À la française, the Dutch do Offenbach’s Orphée aux enfers

NetherlandsNetherlands Offenbach, Orphée aux enfers: Soloists, Chorus of Opera Zuid, Philharmonie Zuidnederland / Enrico Delamboye (conductor). Flint Theatre, Amersfoort, 6.6.2023. (LV)

Mathys Lagier (Orphée) and Amel Brahim-Djelloul (Eurydice) © Joost Milde

Production:
Director – Benjamin Prins
Design – Neil Marloes en Wikke and Marrit van der Burgt
Lighting – Julian Maiwald
Choreography – Willy Laury

Cast:
Eurydice – Amel Brahim-Djelloul
Pluton – Mark Omvle
Jupiter – Roger Smeets
Junon – Francis van Broekhuizen
Orphée – Mathys Lagier
Bacchus / Opinion Publique – Thomas Morris
Mercure – Jeroen de Vaal
Diane – Anna Emelianova
John Styx – Olivier Hernandez
Vénus – Marina Ruiz
Cupidon – Sophie Collin
Apollon – Tom Jansen

The word on the street in France is that authentic Offenbach – i.e. most deliriously nihilistic – is likely to be found in the south, in Marseille. What a happy surprise to find that a thousand kilometers north an opera company, based in Maastricht, the Netherland’s south, has been touring a production of Orphée aux enfers that is as maniacally silly and wonderfully romantic as anything you could imagine coming from the Dutch – or even the French.

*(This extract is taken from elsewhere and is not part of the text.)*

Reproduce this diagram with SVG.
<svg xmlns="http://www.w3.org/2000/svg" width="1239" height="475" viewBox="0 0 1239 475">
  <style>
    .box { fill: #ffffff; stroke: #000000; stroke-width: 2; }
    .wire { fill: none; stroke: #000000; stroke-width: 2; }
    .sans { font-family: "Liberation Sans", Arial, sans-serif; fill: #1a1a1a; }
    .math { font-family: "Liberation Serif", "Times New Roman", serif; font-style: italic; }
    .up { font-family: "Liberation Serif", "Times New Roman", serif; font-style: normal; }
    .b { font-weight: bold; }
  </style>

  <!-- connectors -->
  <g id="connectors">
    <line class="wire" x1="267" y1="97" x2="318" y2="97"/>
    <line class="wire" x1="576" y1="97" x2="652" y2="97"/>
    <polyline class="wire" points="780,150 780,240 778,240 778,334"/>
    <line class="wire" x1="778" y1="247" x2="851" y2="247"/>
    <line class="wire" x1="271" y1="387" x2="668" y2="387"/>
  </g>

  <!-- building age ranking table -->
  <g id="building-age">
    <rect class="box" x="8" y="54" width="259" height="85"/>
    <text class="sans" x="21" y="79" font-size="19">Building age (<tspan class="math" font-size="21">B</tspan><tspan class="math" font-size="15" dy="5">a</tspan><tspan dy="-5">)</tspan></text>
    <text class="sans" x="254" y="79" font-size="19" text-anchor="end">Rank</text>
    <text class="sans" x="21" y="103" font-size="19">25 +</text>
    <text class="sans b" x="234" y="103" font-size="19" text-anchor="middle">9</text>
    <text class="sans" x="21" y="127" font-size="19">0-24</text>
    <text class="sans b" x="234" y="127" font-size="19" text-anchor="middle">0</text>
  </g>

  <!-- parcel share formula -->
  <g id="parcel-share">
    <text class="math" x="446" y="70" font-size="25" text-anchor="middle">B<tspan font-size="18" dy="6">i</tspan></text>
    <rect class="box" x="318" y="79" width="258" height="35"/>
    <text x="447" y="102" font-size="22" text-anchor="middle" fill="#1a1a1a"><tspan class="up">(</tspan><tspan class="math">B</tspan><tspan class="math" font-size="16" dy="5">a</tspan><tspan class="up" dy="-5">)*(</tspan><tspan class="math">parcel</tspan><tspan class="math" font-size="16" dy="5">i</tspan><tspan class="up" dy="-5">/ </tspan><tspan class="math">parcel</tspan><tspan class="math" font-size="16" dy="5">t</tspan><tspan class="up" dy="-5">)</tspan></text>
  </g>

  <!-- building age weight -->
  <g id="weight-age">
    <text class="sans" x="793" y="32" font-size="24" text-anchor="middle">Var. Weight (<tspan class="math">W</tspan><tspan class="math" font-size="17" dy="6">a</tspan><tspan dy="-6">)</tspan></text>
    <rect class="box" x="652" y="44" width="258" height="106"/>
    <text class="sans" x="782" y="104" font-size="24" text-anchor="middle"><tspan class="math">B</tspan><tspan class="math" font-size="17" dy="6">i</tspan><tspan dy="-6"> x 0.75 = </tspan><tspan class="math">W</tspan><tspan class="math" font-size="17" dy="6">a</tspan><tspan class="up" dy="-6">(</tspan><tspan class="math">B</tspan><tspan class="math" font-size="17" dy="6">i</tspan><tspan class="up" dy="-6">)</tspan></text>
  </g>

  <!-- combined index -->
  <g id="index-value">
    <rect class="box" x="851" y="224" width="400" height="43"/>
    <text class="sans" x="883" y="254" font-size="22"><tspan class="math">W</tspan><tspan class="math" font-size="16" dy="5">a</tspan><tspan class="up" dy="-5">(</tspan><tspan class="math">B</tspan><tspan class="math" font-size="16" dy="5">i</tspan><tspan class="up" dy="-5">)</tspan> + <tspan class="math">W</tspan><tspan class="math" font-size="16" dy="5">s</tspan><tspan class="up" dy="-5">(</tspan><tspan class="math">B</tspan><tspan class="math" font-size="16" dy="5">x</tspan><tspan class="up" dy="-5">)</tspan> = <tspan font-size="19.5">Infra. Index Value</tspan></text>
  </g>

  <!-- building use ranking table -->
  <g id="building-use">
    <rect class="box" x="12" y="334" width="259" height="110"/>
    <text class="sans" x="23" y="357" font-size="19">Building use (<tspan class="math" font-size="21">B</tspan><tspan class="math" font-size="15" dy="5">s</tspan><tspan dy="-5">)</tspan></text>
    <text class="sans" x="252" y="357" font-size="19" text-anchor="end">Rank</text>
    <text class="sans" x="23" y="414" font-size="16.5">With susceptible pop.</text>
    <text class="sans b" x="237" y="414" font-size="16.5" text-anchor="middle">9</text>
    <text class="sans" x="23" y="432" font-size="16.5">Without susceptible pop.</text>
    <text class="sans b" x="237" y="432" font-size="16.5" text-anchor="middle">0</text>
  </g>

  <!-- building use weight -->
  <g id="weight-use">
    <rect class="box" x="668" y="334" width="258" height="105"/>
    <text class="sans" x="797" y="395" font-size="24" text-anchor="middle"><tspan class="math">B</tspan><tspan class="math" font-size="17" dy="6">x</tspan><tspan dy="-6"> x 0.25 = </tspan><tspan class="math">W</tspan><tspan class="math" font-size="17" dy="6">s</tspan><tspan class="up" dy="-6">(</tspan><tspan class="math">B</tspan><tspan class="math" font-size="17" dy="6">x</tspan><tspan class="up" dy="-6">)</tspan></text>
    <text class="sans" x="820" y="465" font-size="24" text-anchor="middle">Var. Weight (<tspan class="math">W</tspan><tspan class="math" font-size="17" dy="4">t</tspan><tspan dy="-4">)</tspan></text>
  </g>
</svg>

At the helm again after the company’s success with Fantasio in 2019, director Benjamin Prins described the music ‘as vulnerable as a bubble and extremely extravagant’. Using imaginative stagecraft, including floating chess pieces and other found objects, and putting the chorus in the balcony at one point, he kept the setting at the Athenian Acropolis but veered occasionally into future centuries including an appearance by Offenbach himself. The musical ‘version mixte’ that Prins and conductor Enrico Delamboye concocted was based on the 1858 and 1874 versions, and the production was assembled to fit into venues from the Parktheater in Eindhoven to the Opera op de Parade in ’s-Hertogenbosch, where Orphée will end its run on 22 June.

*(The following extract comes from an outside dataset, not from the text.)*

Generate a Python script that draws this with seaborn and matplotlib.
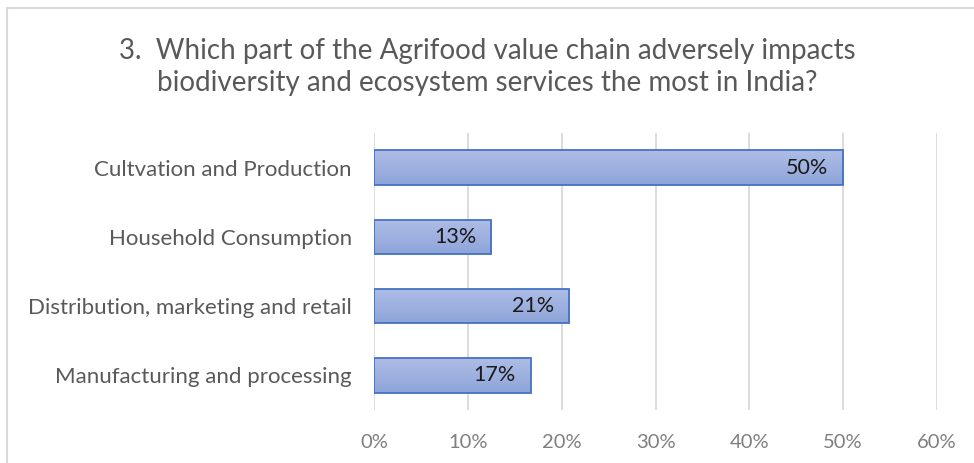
"""
Survey chart: which part of the Agrifood value chain hurts biodiversity most
"""
import numpy as np
import pandas as pd
import matplotlib
matplotlib.use("Agg")
import matplotlib.pyplot as plt
from matplotlib.colors import LinearSegmentedColormap
import seaborn as sns

categories = ["Cultvation and Production", "Household Consumption",
              "Distribution, marketing and retail", "Manufacturing and processing"]
shares = [50.0, 12.5, 20.8, 16.7]
labels = ["50%", "13%", "21%", "17%"]
xticks = [0, 10, 20, 30, 40, 50, 60]

TITLE = "3.  Which part of the Agrifood value chain adversely impacts\nbiodiversity and ecosystem services the most in India?"

sns.set_theme(style="white")
plt.rcParams["font.family"] = ["Lato", "DejaVu Sans"]

df = pd.DataFrame({"category": categories, "share": shares})

fig = plt.figure(figsize=(9.74, 4.63), dpi=100)
ax = fig.add_axes([374 / 974, 1 - 410 / 463, (937 - 374) / 974, (410 - 133) / 463])

sns.barplot(data=df, x="share", y="category", orient="h", ax=ax,
            width=0.5, color="#9fb1e0", edgecolor="#4472c4", linewidth=1.3, zorder=3)

# vertical gradient inside each bar, light on top, darker at the bottom
grad_cmap = LinearSegmentedColormap.from_list("bar", ["#aebde6", "#8ea4d9"])
grad = np.linspace(0, 1, 64).reshape(-1, 1)
for bar in ax.patches:
    x0, y0 = bar.get_x(), bar.get_y()
    w, h = bar.get_width(), bar.get_height()
    im = ax.imshow(grad, cmap=grad_cmap, aspect="auto", zorder=3.5,
                   extent=(x0, x0 + w, y0 + h, y0), origin="upper")
    im.set_clip_path(bar)
    bar.set_facecolor("none")
    bar.set_zorder(4)

for i, (val, lab) in enumerate(zip(shares, labels)):
    ax.text(val - 1.6, i, lab, ha="right", va="center", fontsize=15.5,
            color="#1a1a1a", zorder=5)

ax.set_xlim(0, 60)
ax.set_ylim(3.5, -0.5)
ax.set_xticks(xticks)
ax.set_xticklabels([f"{t}%" for t in xticks], fontsize=14.5, color="#7f7f7f")
ax.tick_params(axis="x", length=0, pad=17)
ax.tick_params(axis="y", length=0, pad=16, labelsize=16, labelcolor="#595959")
ax.set_xlabel("")
ax.set_ylabel("")
ax.grid(axis="x", color="#d9d9d9", linewidth=1.3, zorder=0)
ax.grid(axis="y", visible=False)
for side in ax.spines:
    ax.spines[side].set_visible(False)

fig.text(0.5, 1 - 67 / 463, TITLE, ha="center", va="center", fontsize=20,
         color="#595959", linespacing=1.3)

# chart frame (left and top edges visible in the original crop)
fig.add_artist(plt.Line2D([7 / 974, 7 / 974], [0, 1 - 8 / 463],
                          transform=fig.transFigure, color="#d9d9d9", linewidth=1.5))
fig.add_artist(plt.Line2D([7 / 974, 1], [1 - 8 / 463, 1 - 8 / 463],
                          transform=fig.transFigure, color="#d9d9d9", linewidth=1.5))

fig.savefig("out.png", dpi=100, facecolor="white")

It was the company’s first appearance at the Flint in the beautiful city of Amersfoort, and the fun began after the Overture when Thomas Morris’s pugnacious Public Opinion rose from the first row in the audience. Looking like Dustin Hoffman’s Tootsie, Morris chatted to the conductor and friends – ‘Martine, ça va?’ – before reaching a stage populated by five extremely amorous sheep who later would go off in paroxysms of baas while Orphée was busy with his own dirty dancing.

The cast was wonderful from top to bottom, with flashes of unpredictable chemistry. Amel Brahim-Djelloul’s Eurydice flirted deliciously with Mark Omvlee’s commanding Pluton and Mathys Lagier’s egotistical Orphée, and sailed brilliantly through her great arias, while Morris scored as Bacchus as much as with Public Opinion. Only Marina Ruiz’s Vénus, acting exquisitely while carrying a mirror to check her beauty, and Jeroen de Vaal’s otherwise engaging Mercure, struggled to be heard – and during his famous ‘Eh hop! Eh hop!’ the orchestra took such delight that no one could reasonably complain. Sophie Collin’s Cupidon in diapers almost stole the show, and Roger Smeets’s perplexed Jupiter with his stage prop of a lightning bolt was the night’s final and best absurdity.

Energized by musical intrusions that included Mendelssohn’s Violin Concerto, La Marseillaise and Love Me Tender – all absurdly perfect considering Offenbach’s own use of Gluck’s ‘Che farò senza Euridice’ – the entire cast was dancing by the end with some glorious singing by Eurydice and Orphée. The finale came amidst explosions of golden confetti.

The five-person corps de ballet added a sexy French snap of its own throughout the night, whether it was their opening ballet parodying Swan Lake or their embracing Eurydice in the guise of Cerberus’s three heads. Their chaotic take on the iconic galop was a welcome change from a clichéd can-can.

In the pit, the excellent Philharmonie Zuidnederland was tuned in from the start, 46 players strong – probably more than Offenbach’s orchestra at the Théâtre des Bouffes-Parisiens had at the opening but in line with today’s bigger theatres. They had the right sound for Offenbach, including a characteristically French clarinet vibrato, and expertly balanced with the singers and chorus so that not one delectable instrumental morsel was dropped off the table: an acoustic miracle.

Next season, Opera Zuid will take on Mozart’s Der Schauspieldirektor and a Rossini double bill of La Scala di Seta and Il Signor Bruschino. It should be a riot.